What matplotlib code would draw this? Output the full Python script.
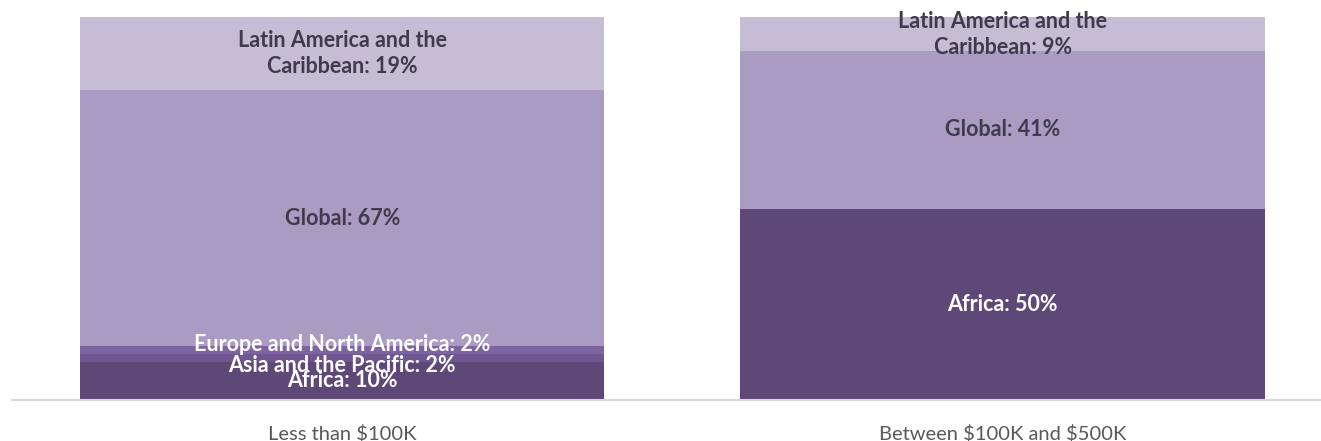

§

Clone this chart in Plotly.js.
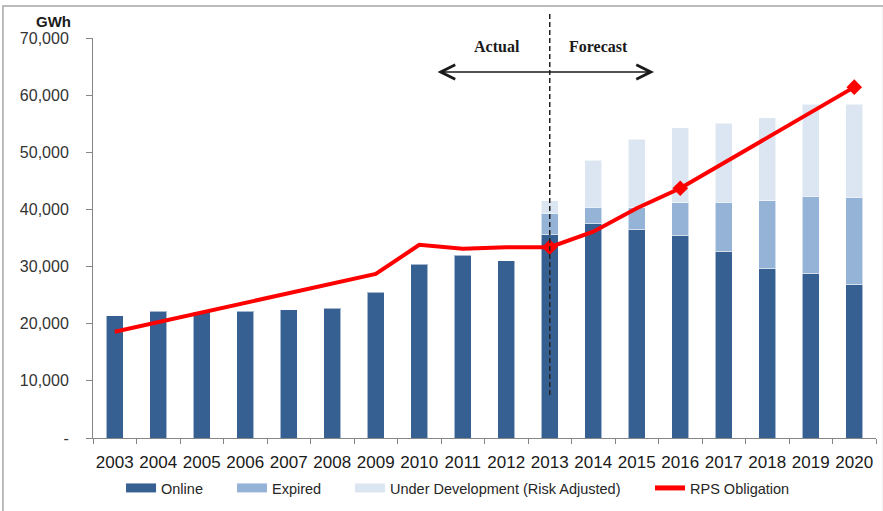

§

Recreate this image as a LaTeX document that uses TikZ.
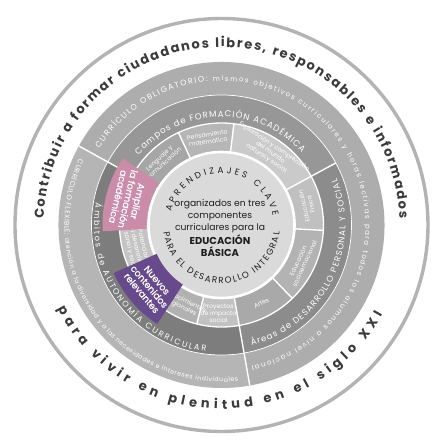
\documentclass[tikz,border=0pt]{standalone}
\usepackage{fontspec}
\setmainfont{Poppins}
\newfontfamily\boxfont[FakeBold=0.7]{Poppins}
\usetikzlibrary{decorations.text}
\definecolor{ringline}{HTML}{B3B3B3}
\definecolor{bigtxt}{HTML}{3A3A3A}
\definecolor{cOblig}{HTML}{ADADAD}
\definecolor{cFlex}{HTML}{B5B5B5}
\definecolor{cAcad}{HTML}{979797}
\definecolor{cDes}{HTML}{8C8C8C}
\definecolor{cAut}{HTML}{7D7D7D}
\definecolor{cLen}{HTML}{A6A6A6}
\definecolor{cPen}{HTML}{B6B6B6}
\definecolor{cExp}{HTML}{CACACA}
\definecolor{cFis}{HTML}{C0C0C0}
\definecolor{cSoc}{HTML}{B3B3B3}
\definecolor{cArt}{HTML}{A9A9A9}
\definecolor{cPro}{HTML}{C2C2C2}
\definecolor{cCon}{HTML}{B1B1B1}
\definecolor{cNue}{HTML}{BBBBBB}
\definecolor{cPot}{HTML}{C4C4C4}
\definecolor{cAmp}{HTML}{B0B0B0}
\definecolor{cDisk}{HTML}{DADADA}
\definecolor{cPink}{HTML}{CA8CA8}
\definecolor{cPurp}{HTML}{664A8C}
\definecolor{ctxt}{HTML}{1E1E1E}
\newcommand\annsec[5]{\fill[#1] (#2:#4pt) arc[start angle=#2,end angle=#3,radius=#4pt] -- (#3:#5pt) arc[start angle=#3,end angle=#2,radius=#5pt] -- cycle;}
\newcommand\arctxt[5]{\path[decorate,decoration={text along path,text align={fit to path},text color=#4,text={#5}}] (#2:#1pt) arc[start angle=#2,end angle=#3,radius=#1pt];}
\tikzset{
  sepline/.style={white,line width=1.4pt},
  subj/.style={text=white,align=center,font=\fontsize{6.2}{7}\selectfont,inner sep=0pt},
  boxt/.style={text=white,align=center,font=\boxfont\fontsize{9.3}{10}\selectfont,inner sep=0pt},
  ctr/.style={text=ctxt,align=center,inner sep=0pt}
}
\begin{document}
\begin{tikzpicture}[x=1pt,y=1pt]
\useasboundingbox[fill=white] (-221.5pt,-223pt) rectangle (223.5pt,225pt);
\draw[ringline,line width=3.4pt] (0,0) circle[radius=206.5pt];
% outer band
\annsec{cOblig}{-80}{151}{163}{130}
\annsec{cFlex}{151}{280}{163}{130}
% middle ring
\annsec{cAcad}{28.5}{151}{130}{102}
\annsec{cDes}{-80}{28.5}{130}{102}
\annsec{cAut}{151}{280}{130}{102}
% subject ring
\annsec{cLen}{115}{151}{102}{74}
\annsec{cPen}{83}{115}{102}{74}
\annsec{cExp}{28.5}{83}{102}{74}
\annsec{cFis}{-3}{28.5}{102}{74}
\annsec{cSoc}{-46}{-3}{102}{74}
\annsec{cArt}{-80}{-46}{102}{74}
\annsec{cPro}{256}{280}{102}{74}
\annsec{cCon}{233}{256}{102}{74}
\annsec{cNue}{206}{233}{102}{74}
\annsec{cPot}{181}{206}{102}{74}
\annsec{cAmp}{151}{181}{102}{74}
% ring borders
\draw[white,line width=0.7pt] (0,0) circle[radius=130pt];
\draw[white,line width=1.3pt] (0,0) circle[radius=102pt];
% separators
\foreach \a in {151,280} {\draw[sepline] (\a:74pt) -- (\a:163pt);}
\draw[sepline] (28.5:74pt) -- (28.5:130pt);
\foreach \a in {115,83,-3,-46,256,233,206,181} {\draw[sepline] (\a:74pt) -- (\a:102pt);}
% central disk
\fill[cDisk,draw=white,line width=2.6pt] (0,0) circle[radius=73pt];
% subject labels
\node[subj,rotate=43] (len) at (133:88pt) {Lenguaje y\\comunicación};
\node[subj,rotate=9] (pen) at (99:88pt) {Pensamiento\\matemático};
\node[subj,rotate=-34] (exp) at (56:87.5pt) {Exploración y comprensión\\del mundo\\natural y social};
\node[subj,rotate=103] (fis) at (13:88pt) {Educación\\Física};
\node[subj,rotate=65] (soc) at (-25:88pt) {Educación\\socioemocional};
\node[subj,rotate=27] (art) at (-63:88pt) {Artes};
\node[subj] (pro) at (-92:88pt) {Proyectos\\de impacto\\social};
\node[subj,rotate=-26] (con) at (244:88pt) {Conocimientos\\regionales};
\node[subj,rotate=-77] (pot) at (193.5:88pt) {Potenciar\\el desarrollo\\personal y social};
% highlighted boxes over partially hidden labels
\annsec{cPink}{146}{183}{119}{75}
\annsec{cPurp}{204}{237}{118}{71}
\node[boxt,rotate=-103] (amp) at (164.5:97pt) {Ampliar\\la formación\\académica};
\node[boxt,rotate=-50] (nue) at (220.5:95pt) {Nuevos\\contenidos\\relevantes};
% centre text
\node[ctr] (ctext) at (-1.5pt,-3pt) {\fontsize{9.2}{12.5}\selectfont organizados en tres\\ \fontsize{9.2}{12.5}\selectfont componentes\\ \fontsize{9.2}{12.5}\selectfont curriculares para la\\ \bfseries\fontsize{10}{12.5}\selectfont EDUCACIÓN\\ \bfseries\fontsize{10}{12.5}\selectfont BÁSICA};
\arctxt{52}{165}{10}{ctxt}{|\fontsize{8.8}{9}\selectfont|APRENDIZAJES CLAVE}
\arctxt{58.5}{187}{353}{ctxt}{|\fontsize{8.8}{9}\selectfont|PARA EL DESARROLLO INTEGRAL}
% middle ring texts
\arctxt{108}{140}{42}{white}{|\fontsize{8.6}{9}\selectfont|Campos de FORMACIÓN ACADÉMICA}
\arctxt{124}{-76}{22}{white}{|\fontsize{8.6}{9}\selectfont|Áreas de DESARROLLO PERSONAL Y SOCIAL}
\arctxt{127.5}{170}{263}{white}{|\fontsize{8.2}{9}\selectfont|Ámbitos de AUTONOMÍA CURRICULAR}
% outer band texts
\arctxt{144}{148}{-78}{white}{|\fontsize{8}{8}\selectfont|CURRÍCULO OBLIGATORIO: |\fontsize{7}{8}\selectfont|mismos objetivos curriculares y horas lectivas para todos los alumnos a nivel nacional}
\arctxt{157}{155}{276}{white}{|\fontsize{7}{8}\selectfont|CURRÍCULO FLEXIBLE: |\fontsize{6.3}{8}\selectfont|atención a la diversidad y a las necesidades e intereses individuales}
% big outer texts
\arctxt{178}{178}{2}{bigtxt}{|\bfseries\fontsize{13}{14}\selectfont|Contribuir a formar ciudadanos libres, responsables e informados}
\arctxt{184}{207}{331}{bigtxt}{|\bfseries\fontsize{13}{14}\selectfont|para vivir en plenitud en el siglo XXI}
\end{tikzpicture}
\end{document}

§

Given task.
Find each line holding the string "draw" and copy it out.

Reply.
What matplotlib code would draw this? Output the full Python script.
\draw[ringline,line width=3.4pt] (0,0) circle[radius=206.5pt];
\draw[white,line width=0.7pt] (0,0) circle[radius=130pt];
\draw[white,line width=1.3pt] (0,0) circle[radius=102pt];
\foreach \a in {151,280} {\draw[sepline] (\a:74pt) -- (\a:163pt);}
\draw[sepline] (28.5:74pt) -- (28.5:130pt);
\foreach \a in {115,83,-3,-46,256,233,206,181} {\draw[sepline] (\a:74pt) -- (\a:102pt);}
\fill[cDisk,draw=white,line width=2.6pt] (0,0) circle[radius=73pt];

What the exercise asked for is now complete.